[Start of Available data]
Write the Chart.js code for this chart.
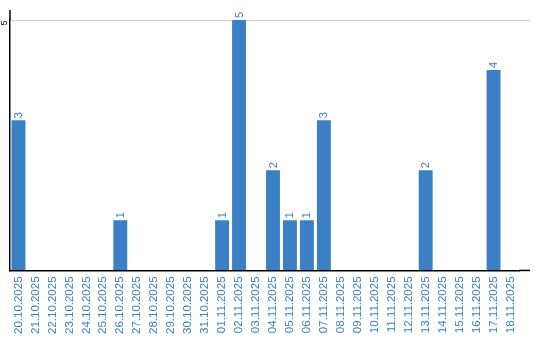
<!DOCTYPE html>
<html>
<head>
<meta charset="utf-8">
<script src="https://cdn.jsdelivr.net/npm/chart.js@4"></script>
<style>
  html, body { margin: 0; padding: 0; background: #fff; }
  #wrap { width: 540px; height: 340px; }
</style>
</head>
<body>
<div id="wrap"><canvas id="chart"></canvas></div>
<script>
// Data
const days = [
    '20.10.2025', '21.10.2025', '22.10.2025', '23.10.2025', '24.10.2025',
    '25.10.2025', '26.10.2025', '27.10.2025', '28.10.2025', '29.10.2025',
    '30.10.2025', '31.10.2025', '01.11.2025', '02.11.2025', '03.11.2025',
    '04.11.2025', '05.11.2025', '06.11.2025', '07.11.2025', '08.11.2025',
    '09.11.2025', '10.11.2025', '11.11.2025', '12.11.2025', '13.11.2025',
    '14.11.2025', '15.11.2025', '16.11.2025', '17.11.2025', '18.11.2025'
];
const counts = [3, 0, 0, 0, 0, 0, 1, 0, 0, 0, 0, 0, 1, 5, 0, 2, 1, 1, 3, 0, 0, 0, 0, 0, 2, 0, 0, 0, 4, 0];
const yMax = 5;
const yTicks = [5];

const blue = '#3b7fc4';
const fontFamily = "'Liberation Sans', Arial, sans-serif";

// rotated value labels above bars, rotated y tick, axis extensions
const extras = {
    id: 'extras',
    afterDatasetsDraw(chart) {
        const ctx = chart.ctx;
        const area = chart.chartArea;
        const y = chart.scales.y;
        const meta = chart.getDatasetMeta(0);

        ctx.save();
        // gridline + x axis line run on past the last category
        ctx.lineWidth = 1;
        yTicks.forEach(v => {
            const py = Math.round(y.getPixelForValue(v)) + 0.5;
            ctx.strokeStyle = '#cccccc';
            ctx.beginPath();
            ctx.moveTo(area.right, py);
            ctx.lineTo(530, py);
            ctx.stroke();
        });
        ctx.strokeStyle = '#000';
        ctx.lineWidth = 1.5;
        ctx.beginPath();
        ctx.moveTo(area.right, area.bottom);
        ctx.lineTo(530, area.bottom);
        ctx.stroke();
        // y axis line goes a bit above the top tick
        ctx.beginPath();
        ctx.moveTo(area.left, area.top);
        ctx.lineTo(area.left, 10);
        ctx.stroke();

        // value labels
        ctx.font = '11px ' + fontFamily;
        ctx.fillStyle = blue;
        ctx.textAlign = 'left';
        ctx.textBaseline = 'middle';
        meta.data.forEach((bar, i) => {
            if (!counts[i]) return;
            ctx.save();
            ctx.translate(bar.x + 0.5, bar.y - 2);
            ctx.rotate(-Math.PI / 2);
            ctx.fillText(String(counts[i]), 0, 0);
            ctx.restore();
        });

        // y tick labels
        ctx.font = '9px ' + fontFamily;
        ctx.fillStyle = '#000';
        ctx.textAlign = 'left';
        yTicks.forEach(v => {
            ctx.save();
            ctx.translate(4.5, y.getPixelForValue(v) + 5.5);
            ctx.rotate(-Math.PI / 2);
            ctx.fillText(String(v), 0, 0);
            ctx.restore();
        });
        ctx.restore();
    }
};

new Chart(document.getElementById('chart'), {
    type: 'bar',
    data: {
        labels: days,
        datasets: [{
            data: counts,
            backgroundColor: blue,
            borderWidth: 0,
            barPercentage: 0.82,
            categoryPercentage: 1
        }]
    },
    options: {
        responsive: true,
        maintainAspectRatio: false,
        animation: false,
        layout: {
            padding: { left: 10, right: 21, top: 20, bottom: 0 }
        },
        plugins: {
            legend: { display: false },
            tooltip: { enabled: false }
        },
        scales: {
            x: {
                grid: { display: false, drawTicks: false },
                border: { color: '#000', width: 1.5 },
                ticks: {
                    color: blue,
                    font: { family: fontFamily, size: 11.5 },
                    minRotation: 90,
                    maxRotation: 90,
                    autoSkip: false,
                    padding: 6
                }
            },
            y: {
                min: 0,
                max: yMax,
                grid: {
                    drawTicks: false,
                    color: ctx => yTicks.includes(ctx.tick.value) ? '#cccccc' : 'transparent'
                },
                border: { color: '#000', width: 1.5 },
                ticks: { display: false, stepSize: 1 }
            }
        }
    },
    plugins: [extras]
});
</script>
</body>
</html>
[End of Available data]
Requirements — Quote the data above in full and without alteration; skip the pictures.

Response to this exercise —
Write the Chart.js code for this chart.
<!DOCTYPE html>
<html>
<head>
<meta charset="utf-8">
<script src="https://cdn.jsdelivr.net/npm/chart.js@4"></script>
<style>
  html, body { margin: 0; padding: 0; background: #fff; }
  #wrap { width: 540px; height: 340px; }
</style>
</head>
<body>
<div id="wrap"><canvas id="chart"></canvas></div>
<script>
// Data
const days = [
    '20.10.2025', '21.10.2025', '22.10.2025', '23.10.2025', '24.10.2025',
    '25.10.2025', '26.10.2025', '27.10.2025', '28.10.2025', '29.10.2025',
    '30.10.2025', '31.10.2025', '01.11.2025', '02.11.2025', '03.11.2025',
    '04.11.2025', '05.11.2025', '06.11.2025', '07.11.2025', '08.11.2025',
    '09.11.2025', '10.11.2025', '11.11.2025', '12.11.2025', '13.11.2025',
    '14.11.2025', '15.11.2025', '16.11.2025', '17.11.2025', '18.11.2025'
];
const counts = [3, 0, 0, 0, 0, 0, 1, 0, 0, 0, 0, 0, 1, 5, 0, 2, 1, 1, 3, 0, 0, 0, 0, 0, 2, 0, 0, 0, 4, 0];
const yMax = 5;
const yTicks = [5];

const blue = '#3b7fc4';
const fontFamily = "'Liberation Sans', Arial, sans-serif";

// rotated value labels above bars, rotated y tick, axis extensions
const extras = {
    id: 'extras',
    afterDatasetsDraw(chart) {
        const ctx = chart.ctx;
        const area = chart.chartArea;
        const y = chart.scales.y;
        const meta = chart.getDatasetMeta(0);

        ctx.save();
        // gridline + x axis line run on past the last category
        ctx.lineWidth = 1;
        yTicks.forEach(v => {
            const py = Math.round(y.getPixelForValue(v)) + 0.5;
            ctx.strokeStyle = '#cccccc';
            ctx.beginPath();
            ctx.moveTo(area.right, py);
            ctx.lineTo(530, py);
            ctx.stroke();
        });
        ctx.strokeStyle = '#000';
        ctx.lineWidth = 1.5;
        ctx.beginPath();
        ctx.moveTo(area.right, area.bottom);
        ctx.lineTo(530, area.bottom);
        ctx.stroke();
        // y axis line goes a bit above the top tick
        ctx.beginPath();
        ctx.moveTo(area.left, area.top);
        ctx.lineTo(area.left, 10);
        ctx.stroke();

        // value labels
        ctx.font = '11px ' + fontFamily;
        ctx.fillStyle = blue;
        ctx.textAlign = 'left';
        ctx.textBaseline = 'middle';
        meta.data.forEach((bar, i) => {
            if (!counts[i]) return;
            ctx.save();
            ctx.translate(bar.x + 0.5, bar.y - 2);
            ctx.rotate(-Math.PI / 2);
            ctx.fillText(String(counts[i]), 0, 0);
            ctx.restore();
        });

        // y tick labels
        ctx.font = '9px ' + fontFamily;
        ctx.fillStyle = '#000';
        ctx.textAlign = 'left';
        yTicks.forEach(v => {
            ctx.save();
            ctx.translate(4.5, y.getPixelForValue(v) + 5.5);
            ctx.rotate(-Math.PI / 2);
            ctx.fillText(String(v), 0, 0);
            ctx.restore();
        });
        ctx.restore();
    }
};

new Chart(document.getElementById('chart'), {
    type: 'bar',
    data: {
        labels: days,
        datasets: [{
            data: counts,
            backgroundColor: blue,
            borderWidth: 0,
            barPercentage: 0.82,
            categoryPercentage: 1
        }]
    },
    options: {
        responsive: true,
        maintainAspectRatio: false,
        animation: false,
        layout: {
            padding: { left: 10, right: 21, top: 20, bottom: 0 }
        },
        plugins: {
            legend: { display: false },
            tooltip: { enabled: false }
        },
        scales: {
            x: {
                grid: { display: false, drawTicks: false },
                border: { color: '#000', width: 1.5 },
                ticks: {
                    color: blue,
                    font: { family: fontFamily, size: 11.5 },
                    minRotation: 90,
                    maxRotation: 90,
                    autoSkip: false,
                    padding: 6
                }
            },
            y: {
                min: 0,
                max: yMax,
                grid: {
                    drawTicks: false,
                    color: ctx => yTicks.includes(ctx.tick.value) ? '#cccccc' : 'transparent'
                },
                border: { color: '#000', width: 1.5 },
                ticks: { display: false, stepSize: 1 }
            }
        }
    },
    plugins: [extras]
});
</script>
</body>
</html>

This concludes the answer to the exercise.